The 2024 Nobel Prize in Physiology or Medicine has been jointly awarded to Victor Ambros and Gary Ruvkun for their discovery of microRNA – class of tiny RNA molecules governing how gene activity is regulated.
Ambros, now a professor at the University of Massachusetts Chan Medical School, and Ruvkun, a professor at Harvard Medical School and Massachusetts General Hospital, first discovered the new class of RNA in the small worm Caenorhabditis elegans in 1993.
Since then, scientists have learned that gene regulation by microRNA is universal among multicellular organisms, including humans.
Associate Professor Philip Gregory, who leads the Gene Regulation in Cancer Laboratory at the University of South Australia’s Centre for Cancer Biology and has worked in the microRNA field since the mid-2000s, told Cosmos the Nobel Prize award is both well-deserved and a little bit overdue.
“It’s quite a fundamental discovery,” he says. “It showed that there was this completely different way of controlling how cells function, which was not known before.
“And because of that, we can have a much better understanding of how organisms develop, how the [levels of gene expression] within organisms, particularly complex organisms … is very finely tuned.”
It’s estimated that there are almost 200 different cell types in an adult human body. They all contain the same DNA instructions but have wildly different specialised functions. So, how do they manage it?
The key lies in gene regulation, which allows each cell to not only express just the relevant genes, but to tune the level of that expression to adapt to changing conditions in our bodies and environment.
When genes are expressed, the information is converted from DNA to messenger RNA (mRNA) in a process called transcription. This mRNA is then then translated into proteins.
MicroRNA is not the same as mRNA.
“[MicroRNAs are], essentially, as the name suggests, a small RNA,” says Gregory.
“Unlike many other RNAs in our cells, they don’t do the job of making a protein. They have a very different role, and that’s in regulating other RNAs … and controlling the levels of proteins that get produced from those RNAs.”
According to Gregory, microRNAs are present in every cell of the human body and are essential for their everyday functioning.
“They can control how fast the cell grows, how it can move to different locations, how it can differentiate [into different cell types] – all sorts of different things,” he says.
“Higher organisms, including humans, of course, [are] very complex and we typically use a lot of microRNAs to specify the complex functions of all the different cell types that we have.
“Without micro RNAs, we really wouldn’t be able to develop into the complex organisms we are and function normally as we do.”

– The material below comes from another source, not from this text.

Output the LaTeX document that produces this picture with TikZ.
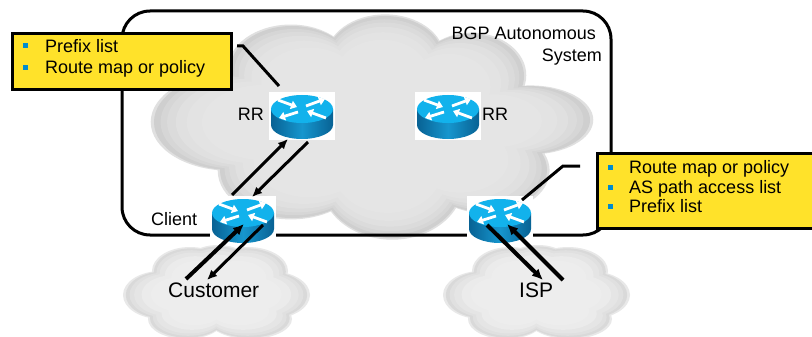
\documentclass[tikz,border=0pt]{standalone}
\usepackage{fontspec}
\setmainfont{Liberation Sans}
\usetikzlibrary{arrows.meta,calc}

\definecolor{calloutyellow}{RGB}{255,226,42}
\definecolor{bulletblue}{RGB}{0,140,205}
\definecolor{routertop}{RGB}{18,178,236}
\definecolor{routermid}{RGB}{22,150,206}
\definecolor{routeredge}{RGB}{8,98,148}

% cloud outlines as unions of ellipses
\newcommand\asclouda{
  (232,122) ellipse [x radius=78, y radius=48]
  (292,70) ellipse [x radius=62, y radius=44]
  (385,58) ellipse [x radius=58, y radius=42]
  (470,76) ellipse [x radius=54, y radius=42]
  (528,120) ellipse [x radius=62, y radius=34]
  (485,170) ellipse [x radius=62, y radius=42]
  (392,182) ellipse [x radius=70, y radius=56]
  (292,170) ellipse [x radius=72, y radius=48]
  (370,120) ellipse [x radius=115, y radius=78]}
\newcommand\smallclouda[2]{
  (#1+0,#2+0) ellipse [x radius=72, y radius=36]
  (#1-55,#2+2) ellipse [x radius=38, y radius=24]
  (#1+54,#2+2) ellipse [x radius=40, y radius=24]
  (#1-26,#2-22) ellipse [x radius=38, y radius=24]
  (#1+32,#2-22) ellipse [x radius=40, y radius=24]
  (#1+2,#2-30) ellipse [x radius=32, y radius=18]
  (#1-30,#2+26) ellipse [x radius=38, y radius=20]
  (#1+34,#2+26) ellipse [x radius=42, y radius=20]}

% router icon drawn over a named white box
\newcommand\routericon[1]{
  \begin{scope}[shift={(#1.center)}]
    \shade[left color=routeredge, right color=routeredge, middle color=routermid]
      (-31,-7) -- (-31,9) arc [start angle=180, end angle=0, x radius=31, y radius=14]
      -- (31,-7) -- cycle;
    \fill[routertop] (0,-7) ellipse [x radius=31, y radius=14];
    \draw[routerarrow] (-24,-16) -- (-5,-9);
    \draw[routerarrow] (24,2) -- (5,-5);
    \draw[routerarrow] (4,-10) -- (23,-17);
    \draw[routerarrow] (-4,-4) -- (-23,2);
  \end{scope}}

\tikzset{
  routerbox/.style={fill=white, minimum width=66pt, minimum height=48pt, inner sep=0pt},
  routerarrow/.style={white, line width=2.8pt, -{Triangle[length=6pt, width=8.5pt]}},
  asbox/.style={line width=3pt, rounded corners=28pt},
  callout/.style={fill=calloutyellow, draw=black, line width=3pt, inner sep=0pt},
  calloutline/.style={line width=3pt},
  bulletsq/.style={fill=bulletblue, minimum size=5pt, inner sep=0pt},
  lbl/.style={inner sep=0pt, font=\fontsize{18}{21}\selectfont},
  biglbl/.style={inner sep=0pt, font=\fontsize{21}{24}\selectfont},
  conn/.style={line width=3pt, -{Latex[length=10pt, width=9pt]}},
  thickconn/.style={line width=4pt, -{Latex[length=11pt, width=10pt]}},
}

\begin{document}
\begin{tikzpicture}[x=1pt, y=-1pt]
  \useasboundingbox (0,0) rectangle (812,337);
  \clip (0,0) rectangle (812,337);
  \fill[white] (0,0) rectangle (812,337);

  % gray cloud of the autonomous system, lighter towards its middle
  \foreach \p/\s in {12/1.015, 19/1.0, 16/0.97, 14/0.94, 12/0.9, 11/0.85, 10/0.78}
    \fill[black!\p, scale around={\s:(372,124)}] \asclouda;

  % autonomous system frame
  \draw[asbox] (122,11) rectangle (611,235);

  % customer and ISP clouds
  \foreach \cx in {216,536}{
    \foreach \p/\s in {9/1.0, 15/0.97, 12/0.93, 10/0.88, 8/0.8, 7/0.7}
      \fill[black!\p, scale around={\s:(\cx,293)}] \smallclouda{\cx}{293};
  }

  % routers
  \node[routerbox] (rrl) at (302,116) {};
  \node[routerbox] (rrr) at (448,116) {};
  \node[routerbox] (cl) at (243,220) {};
  \node[routerbox] (ir) at (500,220) {};
  \routericon{rrl}
  \routericon{rrr}
  \routericon{cl}
  \routericon{ir}

  % labels
  \node[lbl, anchor=base east] (bgp) at (596,40) {BGP Autonomous};
  \node[lbl, anchor=base east] (sys) at (602,62) {System};
  \node[lbl, anchor=base east] (rrltxt) at (264,121) {RR};
  \node[lbl, anchor=base west] (rrrtxt) at (482,121) {RR};
  \node[lbl, anchor=base west] (cltxt) at (151,225) {Client};
  \node[biglbl, anchor=base west] (cust) at (168,297) {Customer};
  \node[biglbl, anchor=base west] (isp) at (519,297) {ISP};

  % route exchange
  \draw[conn] ([shift={(-11,-25)}]cl.center) -- ([shift={(-14,23)}]rrl.center);
  \draw[conn] ([shift={(6,26)}]rrl.center) -- ([shift={(9,-23)}]cl.center);
  \draw[thickconn] ([shift={(18,-18)}]cust.base west) -- ([shift={(1,4)}]cl.center);
  \draw[conn] ([shift={(20,5)}]cl.center) -- ([shift={(39,-17)}]cust.base west);
  \draw[thickconn] ([shift={(-13,5)}]ir.center) -- ([shift={(24,-17)}]isp.base west);
  \draw[thickconn] ([shift={(44,-17)}]isp.base west) -- ([shift={(7,4)}]ir.center);

  % callouts
  \node[callout, anchor=north west, minimum width=219pt, minimum height=56pt] (cb1) at (11,32) {};
  \node[bulletsq] (b11) at (25,46) {};
  \node[bulletsq] (b12) at (25,68) {};
  \node[lbl, anchor=base west] (t11) at (45,53) {Prefix list};
  \node[lbl, anchor=base west] (t12) at (45,74) {Route map or policy};
  \coordinate (k1a) at (237,46);
  \coordinate (k1b) at (243,46);
  \draw[calloutline] (k1a) -- (k1b) -- ([shift={(-23,-30)}]rrl.center);

  \node[callout, anchor=north west, minimum width=240pt, minimum height=75pt] (cb2) at (596,152) {};
  \node[bulletsq] (b21) at (610,167) {};
  \node[bulletsq] (b22) at (610,187) {};
  \node[bulletsq] (b23) at (610,206) {};
  \node[lbl, anchor=base west] (t21) at (629,173) {Route map or policy};
  \node[lbl, anchor=base west] (t22) at (629,193) {AS path access list};
  \node[lbl, anchor=base west] (t23) at (629,212) {Prefix list};
  \coordinate (k2a) at (580,166);
  \coordinate (k2b) at (563,166);
  \draw[calloutline] (k2a) -- (k2b) -- ([shift={(22,-20)}]ir.center);
\end{tikzpicture}
\end{document}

More than 30 years on from the initial discovery by Ambros and Ruvkun, scientists now know that there are more than 1,000 genes for microRNAs in humans. A single microRNA can regulate the expression of many different genes, and a single gene can be regulated by multiple microRNAs.
“In terms of my research, which is in the cancer space, there’s been a lot of interest in trying to understand how microRNAs might control how cancers progress and become more aggressive,” says Gregory.
“It turns out that there’s certain microRNAs which are important in this process and can essentially control whether a cancer cell will grow fast [and] can spread to other places in the body.
“A new area that’s being explored is the possibility that [microRNAs] might be able to be used as diagnostic tools. So, for example, people are taking specimens of blood or even saliva and measuring microRNAs in them as a potential diagnostic to inform of various diseases.
“It’s very widespread, the reach of research that’s come from that initial discovery.”